Showing papers by "Richard M. Iverson published in 1992"

Gravity-driven groundwater flow and slope failure potential: 2. Effects of slope morphology, material properties, and hydraulic heterogeneity

Abstract: Hillslope morphology, material properties, and hydraulic heterogeneities influence the role of groundwater flow in provoking slope instability. We evaluate these influences quantitatively by employing the elastic effective stress model and Coulomb failure potential concept described in our companion paper (Iverson and Reid, this issue). Sensitivity analyses show that of four dimensionless quantities that control model results (i.e., Poisson's ratio, porosity, topographic profile, and hydraulic conductivity contrast), slope profiles and hydraulic conductivity contrasts have the most pronounced and diverse effects on groundwater seepage forces, effective stresses, and slope failure potentials. Gravity-driven groundwater flow strongly influences the shape of equilibrium hillslopes, which we define as those with uniform near-surface failure potentials. For homogeneous slopes with no groundwater flow, equilibrium hillslope profiles are straight; but with gravity-driven flow, equilibrium profiles are concave or convex-concave, and the largest failure potentials exist near the bases of convex slopes. In heterogeneous slopes, relatively slight hydraulic conductivity contrasts of less than 1 order of magnitude markedly affect the seepage force field and slope failure potential. Maximum effects occur if conductivity contrasts are of four orders of magnitude or more, and large hydraulic gradients commonly result in particularly large failure potentials just upslope from where low-conductivity layers intersect the ground surface.

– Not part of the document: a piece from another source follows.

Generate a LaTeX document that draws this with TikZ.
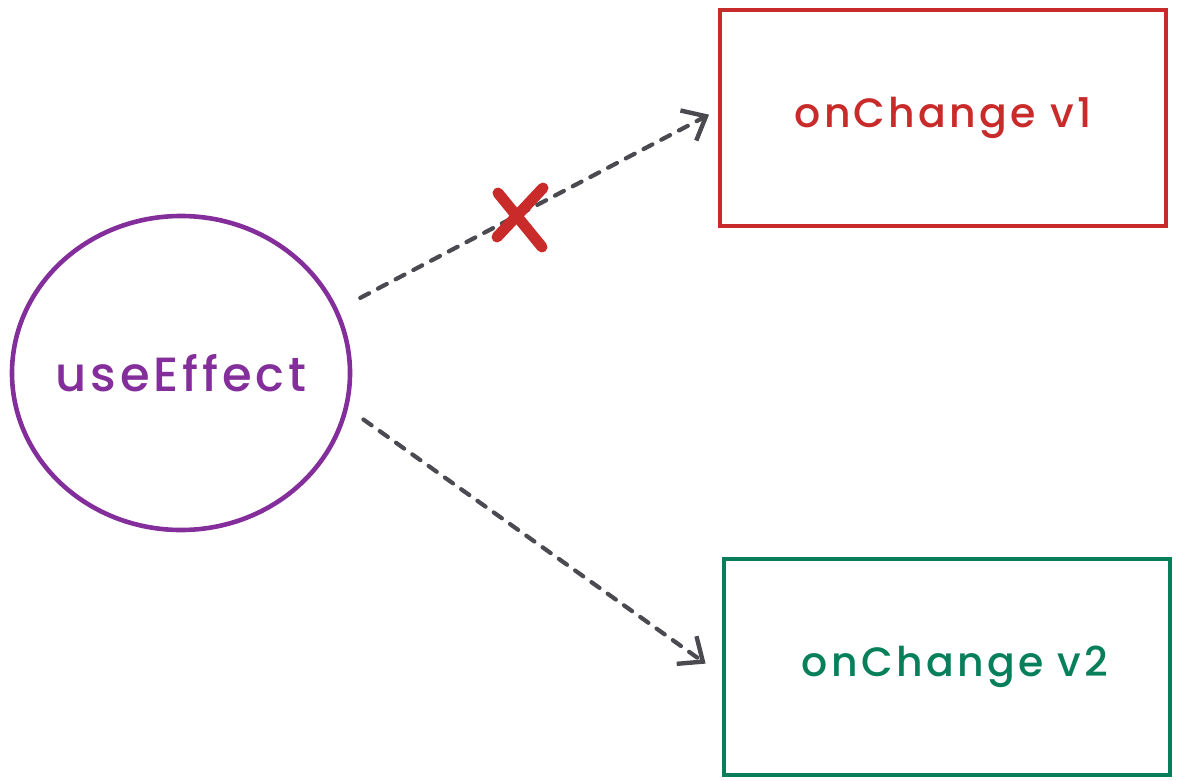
\documentclass[tikz,border=0pt]{standalone}
\usepackage{fontspec}
\setmainfont{Poppins Medium}[LetterSpace=8]
\usetikzlibrary{shapes,shapes.geometric,arrows.meta,positioning}
\definecolor{hookpurple}{HTML}{842E9B}
\definecolor{oldred}{HTML}{C92A2A}
\definecolor{newgreen}{HTML}{087F5B}
\definecolor{edgegray}{HTML}{4A4A50}
\tikzset{
    hookcircle/.style = {draw=hookpurple, text=hookpurple, ellipse, line width=4.6pt, minimum width=338pt, minimum height=314pt, inner xsep=-12pt, inner ysep=0pt, font=\fontsize{48}{56}\selectfont},
    handlerbox/.style = {draw, rectangle, line width=4.2pt, minimum width=446pt, minimum height=216pt, inner sep=0pt},
    flowedge/.style   = {edgegray, line width=4.2pt, dash pattern=on 10pt off 10pt, line cap=round, -{Straight Barb[length=20pt,width=34pt,line width=4.4pt]}},
}

\begin{document}
\begin{tikzpicture}[x=1pt, y=-1pt, font=\fontsize{41}{48}\selectfont]
        \useasboundingbox (0,0) rectangle (1180,781);
        \node[hookcircle](effect) at (181,373){useEffect};
        \node[handlerbox, draw=oldred, text=oldred](v1) at (943,118){onChange v1};
        \node[handlerbox, draw=newgreen, text=newgreen, below=329pt of v1, xshift=4pt](v2){\hspace{16pt}onChange v2};

        \path (effect.22) edge[flowedge, shorten <=25pt, shorten >=10pt] ([yshift=8pt]v1.west);
        \path (effect.-12) edge[flowedge, shorten <=19pt, shorten >=20pt] ([yshift=-8pt]v2.west);

        % the call that no longer happens
        \coordinate (cross) at (520,217);
        \draw[oldred, line width=11pt, line cap=round] ([shift={(-22,-24)}]cross) -- ([shift={(22,30)}]cross);
        \draw[oldred, line width=11pt, line cap=round] ([shift={(23,-29)}]cross) -- ([shift={(-23,20)}]cross);
    \end{tikzpicture}
\end{document}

Gravity-driven groundwater flow and slope failure potential. 1. Elastic effective-stress model

Abstract: Hilly or mountainous topography influences gravity-driven groundwater flow and the consequent distribution of effective stress in shallow subsurface environments. Effective stress, in turn, influences the potential for slope failure. To evaluate these influences, we formulate a two-dimensional, steady state, poroelastic model. The governing equations incorporate groundwater effects as body forces, and they demonstrate that spatially uniform pore pressure changes do not influence effective stresses. We implement the model using two finite element codes. As an illustrative case, we calculate the groundwater flow field, total body force field, and effective stress field in a straight, homogeneous hillslope. The total body force and effective stress fields show that groundwater flow can influence shear stresses as well as effective normal stresses. In most parts of the hillslope, groundwater flow significantly increases the Coulomb failure potential Φ, which we define as the ratio of maximum shear stress to mean effective normal stress. Groundwater flow also shifts the locus of greatest failure potential toward the slope toe. However, the effects of groundwater flow on failure potential are less pronounced than might be anticipated on the basis of a simpler, one-dimensional, limit equilibrium analysis. This is a consequence of continuity, compatibility, and boundary constraints on the two-dimensional flow and stress fields, and it points to important differences between our elastic continuum model and limit equilibrium models commonly used to assess slope stability.